Inspired by the "great old-school newspaper reporters" who had been her professors at Medill, she decided to follow the same career path, going on to jobs at the Burlington Free-Press in Vermont and the Portland Press-Herald in Maine. Along the way she met and married her husband, Scott Sutherland, a fellow journalist, and eventually they moved to Boston.

She also wrote her first book, Cookoff: Recipe Fever in America (Penguin Compass, 2003), an inside look at the competitive cooking circuit. A few years later, intrigued by animal training philosophies after adopting a new puppy, she ended up doing the research for Kicked, Bitten, and Scratched.

But nothing prepared her for the sudden glare of the media spotlight. Sutherland went out to buy the Times on the morning her column was published; when she got home, her husband greeted her with the words, "The BBC just called."

"The next week was insanity," she remembers, as requests for interviews from television media and magazines flooded in. "I was obsessed with my e-mail."

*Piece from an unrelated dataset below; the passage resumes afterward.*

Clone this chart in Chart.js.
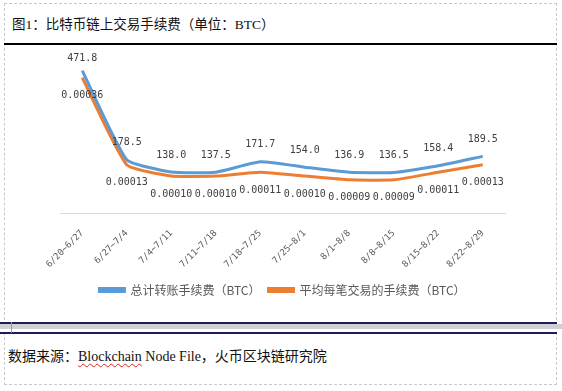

To capitalize on the attention — at the prodding of her agent — Sutherland also started working frantically on a new book proposal, the one that would become What Shamu Taught Me About Life, Love, and Marriage. The movie rights were sold, and writers from the Sex and the City TV series are currently working on a script (with Naomi Watts slated to star).

Again and again, Sutherland has been asked what her husband thinks about the book, given that he (and his shortcomings) are used to comic effect. "I have five or six different answers, depending on what kind of mood I'm in," she says. "If I'm feeling flip, I'll say, 'I stopped nagging and started bringing him beer and chips! Who could object to that?' If I'm feeling philosophical, I'll say, 'We're always training each other, whether we realize it or not.' "

Indeed, one of the main points of her book is that all human interaction is training to some degree. Nag incessantly, and the object of your nagging learns to block it out. Reward good behavior appropriately — by giving your spouse or child what they want and not what you think they want — and you reinforce that behavior.

Toward the end of the book Sutherland writes, "Trainers and their animals showed me how to look at the world anew." Though she has yet to decide on her next project, she doesn't think she's finished writing about animals. "The training school was a magical experience," she says. "For a year, people asked me, 'Do you want to walk the wolf? Hang out with a baboon?' I miss that. I'm ready to write about animals and not the animal named Amy Sutherland. I don't find myself nearly as interesting as I do the rest of the world."

Elizabeth Canning Blackwell (C90) is a freelance writer in Skokie, Ill. Since reporting this story she has begun using Sutherland's training techniques with her 2-year-old twin boys, whose behavior often resembles that of exotic animals.